# Exercise prompt
Omit every picture, and retype the lines that run from the beginning of the data below through the line containing "from matplotlib.transforms import", inclusive.

# Data provided
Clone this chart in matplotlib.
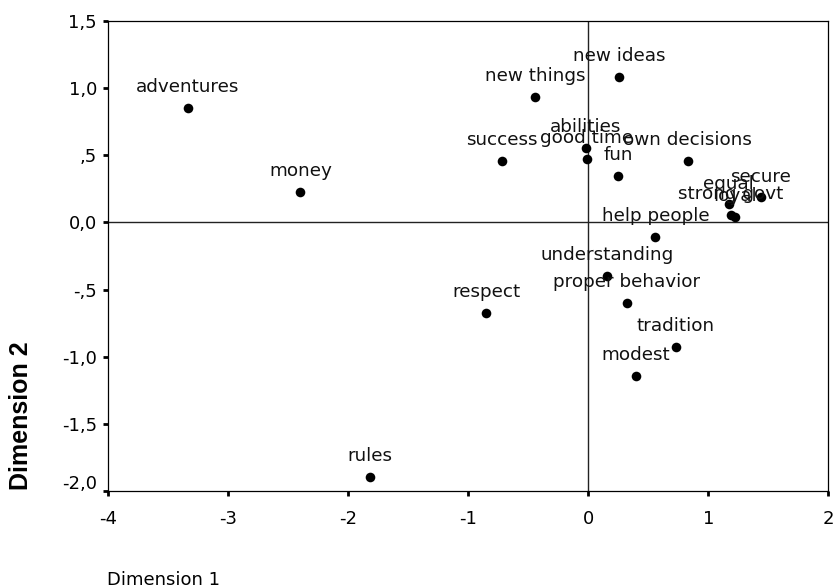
"""Two-dimensional map of value items (dimension 1 vs dimension 2)."""

import matplotlib
matplotlib.use("Agg")
import matplotlib.pyplot as plt
from matplotlib.transforms import ScaledTranslation

# item labels and their coordinates
labels = [
    "adventures", "money", "new ideas", "new things", "abilities",
    "good time", "success", "own decisions", "fun", "equal", "secure",
    "strong govt", "loyal", "help people", "understanding",
    "proper behavior", "respect", "tradition", "modest", "rules",
]
dim1 = [
    -3.34, -2.40, 0.26, -0.44, -0.02,
    -0.01, -0.72, 0.83, 0.25, 1.17, 1.44,
    1.19, 1.22, 0.56, 0.16,
    0.32, -0.85, 0.73, 0.40, -1.82,
]
dim2 = [
    0.854, 0.224, 1.080, 0.936, 0.556,
    0.470, 0.455, 0.457, 0.348, 0.133, 0.185,
    0.055, 0.040, -0.106, -0.397,
    -0.602, -0.677, -0.930, -1.144, -1.894,
]

x_ticks = [-4, -3, -2, -1, 0, 1, 2]
y_ticks = [1.5, 1.0, 0.5, 0.0, -0.5, -1.0, -1.5, -2.0]
y_tick_labels = ["1,5", "1,0", ",5", "0,0", "-,5", "-1,0", "-1,5", "-2,0"]


def draw():
    fig = plt.figure(figsize=(8.34, 5.88), dpi=100)
    ax = fig.add_axes([0.130, 0.165, 0.863, 0.7995])

    ax.axhline(0, color="#222222", lw=1.0, zorder=1)
    ax.axvline(0, color="#222222", lw=1.0, zorder=1)
    ax.scatter(dim1, dim2, s=48, color="black", zorder=3, linewidths=0)

    for name, x, y in zip(labels, dim1, dim2):
        ax.annotate(name, (x, y), xytext=(0, 11.5), textcoords="offset points",
                    ha="center", va="baseline", fontsize=13.2, color="#111111",
                    zorder=4)

    ax.set_xlim(-4, 2)
    ax.set_ylim(-2.0, 1.5)
    ax.set_xticks(x_ticks)
    ax.set_xticklabels([str(t) for t in x_ticks])
    ax.set_yticks(y_ticks)
    ax.set_yticklabels(y_tick_labels)
    ax.tick_params(axis="both", direction="out", length=3.5, width=2.0,
                   labelsize=13, colors="black")
    ax.tick_params(axis="x", pad=10)
    ax.tick_params(axis="y", pad=4.8)
    for spine in ax.spines.values():
        spine.set_linewidth(0.9)
        spine.set_color("black")

    # the bottom y label sits a bit above its tick in the original
    bottom_label = ax.get_yticklabels()[-1]
    bottom_label.set_transform(bottom_label.get_transform()
                               + ScaledTranslation(0, 0.09, fig.dpi_scale_trans))

    fig.text(0.025, 0.2934, "Dimension 2", rotation=90, ha="center",
             va="center", fontsize=18, fontweight="bold",
             family="Liberation Sans")
    fig.text(107 / 834, 1 - 585 / 588, "Dimension 1", ha="left",
             va="baseline", fontsize=13)

    fig.savefig("out.png", dpi=100)


if __name__ == "__main__":
    draw()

# Output for this exercise
Clone this chart in matplotlib.
"""Two-dimensional map of value items (dimension 1 vs dimension 2)."""

import matplotlib
matplotlib.use("Agg")
import matplotlib.pyplot as plt
from matplotlib.transforms import ScaledTranslation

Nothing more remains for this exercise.